Short exercise:
Transcribe the full listing below exactly.

--- Start ---

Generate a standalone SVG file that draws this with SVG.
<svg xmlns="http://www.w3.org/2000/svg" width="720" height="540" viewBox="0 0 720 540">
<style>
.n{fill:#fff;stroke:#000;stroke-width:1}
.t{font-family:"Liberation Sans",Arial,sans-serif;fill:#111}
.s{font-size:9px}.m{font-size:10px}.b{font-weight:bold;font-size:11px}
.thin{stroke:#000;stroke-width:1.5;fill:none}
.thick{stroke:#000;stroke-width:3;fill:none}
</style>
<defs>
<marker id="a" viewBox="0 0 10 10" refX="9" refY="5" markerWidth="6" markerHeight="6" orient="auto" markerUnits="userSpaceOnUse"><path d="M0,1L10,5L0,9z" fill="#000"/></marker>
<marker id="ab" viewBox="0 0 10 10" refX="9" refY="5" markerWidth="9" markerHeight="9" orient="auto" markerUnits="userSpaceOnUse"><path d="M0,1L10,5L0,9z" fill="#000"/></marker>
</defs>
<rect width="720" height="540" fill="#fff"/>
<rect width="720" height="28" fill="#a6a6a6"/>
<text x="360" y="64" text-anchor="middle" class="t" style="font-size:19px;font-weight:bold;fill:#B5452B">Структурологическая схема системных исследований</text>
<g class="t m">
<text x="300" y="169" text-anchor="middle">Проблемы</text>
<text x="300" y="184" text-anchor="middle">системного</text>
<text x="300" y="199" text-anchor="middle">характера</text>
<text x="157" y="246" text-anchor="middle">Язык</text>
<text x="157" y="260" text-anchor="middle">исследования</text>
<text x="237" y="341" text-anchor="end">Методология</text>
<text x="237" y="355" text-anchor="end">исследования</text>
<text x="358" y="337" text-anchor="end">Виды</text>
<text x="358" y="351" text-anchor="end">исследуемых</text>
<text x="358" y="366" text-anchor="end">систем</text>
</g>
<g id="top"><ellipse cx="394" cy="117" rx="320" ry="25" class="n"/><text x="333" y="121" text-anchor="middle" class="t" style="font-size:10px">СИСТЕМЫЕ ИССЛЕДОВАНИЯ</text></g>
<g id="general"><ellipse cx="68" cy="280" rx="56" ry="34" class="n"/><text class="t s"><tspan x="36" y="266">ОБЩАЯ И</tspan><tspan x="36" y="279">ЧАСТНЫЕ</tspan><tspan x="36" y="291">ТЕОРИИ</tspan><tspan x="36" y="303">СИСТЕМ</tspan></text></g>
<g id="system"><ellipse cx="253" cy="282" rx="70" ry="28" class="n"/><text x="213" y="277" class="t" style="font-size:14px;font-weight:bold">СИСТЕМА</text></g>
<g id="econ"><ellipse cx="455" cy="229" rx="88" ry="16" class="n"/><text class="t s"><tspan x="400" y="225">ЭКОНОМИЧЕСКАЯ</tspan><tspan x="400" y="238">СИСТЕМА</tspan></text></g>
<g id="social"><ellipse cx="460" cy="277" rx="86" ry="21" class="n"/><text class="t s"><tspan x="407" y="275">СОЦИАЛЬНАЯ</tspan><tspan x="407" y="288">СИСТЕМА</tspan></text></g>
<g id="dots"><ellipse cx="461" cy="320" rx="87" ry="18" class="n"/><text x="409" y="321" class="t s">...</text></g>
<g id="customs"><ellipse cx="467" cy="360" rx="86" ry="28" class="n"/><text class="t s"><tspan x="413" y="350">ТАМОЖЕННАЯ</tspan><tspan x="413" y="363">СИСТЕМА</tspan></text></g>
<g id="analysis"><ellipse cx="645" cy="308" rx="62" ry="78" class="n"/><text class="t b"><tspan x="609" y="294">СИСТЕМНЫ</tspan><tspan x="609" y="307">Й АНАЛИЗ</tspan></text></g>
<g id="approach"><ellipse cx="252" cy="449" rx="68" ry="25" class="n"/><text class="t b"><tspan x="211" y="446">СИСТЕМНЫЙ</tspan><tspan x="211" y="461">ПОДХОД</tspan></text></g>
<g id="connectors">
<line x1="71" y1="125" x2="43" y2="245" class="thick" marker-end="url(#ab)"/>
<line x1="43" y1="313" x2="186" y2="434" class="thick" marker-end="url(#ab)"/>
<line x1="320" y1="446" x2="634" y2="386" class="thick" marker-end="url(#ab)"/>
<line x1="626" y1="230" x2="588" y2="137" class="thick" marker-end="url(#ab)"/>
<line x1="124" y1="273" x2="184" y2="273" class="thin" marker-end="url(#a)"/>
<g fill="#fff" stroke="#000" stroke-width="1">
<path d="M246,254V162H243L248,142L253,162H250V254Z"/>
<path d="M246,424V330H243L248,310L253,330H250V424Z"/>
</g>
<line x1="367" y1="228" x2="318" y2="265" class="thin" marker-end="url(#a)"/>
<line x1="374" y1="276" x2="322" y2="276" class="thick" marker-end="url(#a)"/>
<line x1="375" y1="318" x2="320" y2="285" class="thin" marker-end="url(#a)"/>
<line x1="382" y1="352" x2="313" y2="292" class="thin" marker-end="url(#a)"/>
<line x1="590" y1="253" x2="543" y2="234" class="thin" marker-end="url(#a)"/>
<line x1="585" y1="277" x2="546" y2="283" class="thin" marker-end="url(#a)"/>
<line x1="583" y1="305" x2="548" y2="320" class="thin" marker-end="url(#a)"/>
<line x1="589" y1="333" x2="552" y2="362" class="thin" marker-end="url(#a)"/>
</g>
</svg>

--- End ---

Answer below:
Generate a standalone SVG file that draws this with SVG.
<svg xmlns="http://www.w3.org/2000/svg" width="720" height="540" viewBox="0 0 720 540">
<style>
.n{fill:#fff;stroke:#000;stroke-width:1}
.t{font-family:"Liberation Sans",Arial,sans-serif;fill:#111}
.s{font-size:9px}.m{font-size:10px}.b{font-weight:bold;font-size:11px}
.thin{stroke:#000;stroke-width:1.5;fill:none}
.thick{stroke:#000;stroke-width:3;fill:none}
</style>
<defs>
<marker id="a" viewBox="0 0 10 10" refX="9" refY="5" markerWidth="6" markerHeight="6" orient="auto" markerUnits="userSpaceOnUse"><path d="M0,1L10,5L0,9z" fill="#000"/></marker>
<marker id="ab" viewBox="0 0 10 10" refX="9" refY="5" markerWidth="9" markerHeight="9" orient="auto" markerUnits="userSpaceOnUse"><path d="M0,1L10,5L0,9z" fill="#000"/></marker>
</defs>
<rect width="720" height="540" fill="#fff"/>
<rect width="720" height="28" fill="#a6a6a6"/>
<text x="360" y="64" text-anchor="middle" class="t" style="font-size:19px;font-weight:bold;fill:#B5452B">Структурологическая схема системных исследований</text>
<g class="t m">
<text x="300" y="169" text-anchor="middle">Проблемы</text>
<text x="300" y="184" text-anchor="middle">системного</text>
<text x="300" y="199" text-anchor="middle">характера</text>
<text x="157" y="246" text-anchor="middle">Язык</text>
<text x="157" y="260" text-anchor="middle">исследования</text>
<text x="237" y="341" text-anchor="end">Методология</text>
<text x="237" y="355" text-anchor="end">исследования</text>
<text x="358" y="337" text-anchor="end">Виды</text>
<text x="358" y="351" text-anchor="end">исследуемых</text>
<text x="358" y="366" text-anchor="end">систем</text>
</g>
<g id="top"><ellipse cx="394" cy="117" rx="320" ry="25" class="n"/><text x="333" y="121" text-anchor="middle" class="t" style="font-size:10px">СИСТЕМЫЕ ИССЛЕДОВАНИЯ</text></g>
<g id="general"><ellipse cx="68" cy="280" rx="56" ry="34" class="n"/><text class="t s"><tspan x="36" y="266">ОБЩАЯ И</tspan><tspan x="36" y="279">ЧАСТНЫЕ</tspan><tspan x="36" y="291">ТЕОРИИ</tspan><tspan x="36" y="303">СИСТЕМ</tspan></text></g>
<g id="system"><ellipse cx="253" cy="282" rx="70" ry="28" class="n"/><text x="213" y="277" class="t" style="font-size:14px;font-weight:bold">СИСТЕМА</text></g>
<g id="econ"><ellipse cx="455" cy="229" rx="88" ry="16" class="n"/><text class="t s"><tspan x="400" y="225">ЭКОНОМИЧЕСКАЯ</tspan><tspan x="400" y="238">СИСТЕМА</tspan></text></g>
<g id="social"><ellipse cx="460" cy="277" rx="86" ry="21" class="n"/><text class="t s"><tspan x="407" y="275">СОЦИАЛЬНАЯ</tspan><tspan x="407" y="288">СИСТЕМА</tspan></text></g>
<g id="dots"><ellipse cx="461" cy="320" rx="87" ry="18" class="n"/><text x="409" y="321" class="t s">...</text></g>
<g id="customs"><ellipse cx="467" cy="360" rx="86" ry="28" class="n"/><text class="t s"><tspan x="413" y="350">ТАМОЖЕННАЯ</tspan><tspan x="413" y="363">СИСТЕМА</tspan></text></g>
<g id="analysis"><ellipse cx="645" cy="308" rx="62" ry="78" class="n"/><text class="t b"><tspan x="609" y="294">СИСТЕМНЫ</tspan><tspan x="609" y="307">Й АНАЛИЗ</tspan></text></g>
<g id="approach"><ellipse cx="252" cy="449" rx="68" ry="25" class="n"/><text class="t b"><tspan x="211" y="446">СИСТЕМНЫЙ</tspan><tspan x="211" y="461">ПОДХОД</tspan></text></g>
<g id="connectors">
<line x1="71" y1="125" x2="43" y2="245" class="thick" marker-end="url(#ab)"/>
<line x1="43" y1="313" x2="186" y2="434" class="thick" marker-end="url(#ab)"/>
<line x1="320" y1="446" x2="634" y2="386" class="thick" marker-end="url(#ab)"/>
<line x1="626" y1="230" x2="588" y2="137" class="thick" marker-end="url(#ab)"/>
<line x1="124" y1="273" x2="184" y2="273" class="thin" marker-end="url(#a)"/>
<g fill="#fff" stroke="#000" stroke-width="1">
<path d="M246,254V162H243L248,142L253,162H250V254Z"/>
<path d="M246,424V330H243L248,310L253,330H250V424Z"/>
</g>
<line x1="367" y1="228" x2="318" y2="265" class="thin" marker-end="url(#a)"/>
<line x1="374" y1="276" x2="322" y2="276" class="thick" marker-end="url(#a)"/>
<line x1="375" y1="318" x2="320" y2="285" class="thin" marker-end="url(#a)"/>
<line x1="382" y1="352" x2="313" y2="292" class="thin" marker-end="url(#a)"/>
<line x1="590" y1="253" x2="543" y2="234" class="thin" marker-end="url(#a)"/>
<line x1="585" y1="277" x2="546" y2="283" class="thin" marker-end="url(#a)"/>
<line x1="583" y1="305" x2="548" y2="320" class="thin" marker-end="url(#a)"/>
<line x1="589" y1="333" x2="552" y2="362" class="thin" marker-end="url(#a)"/>
</g>
</svg>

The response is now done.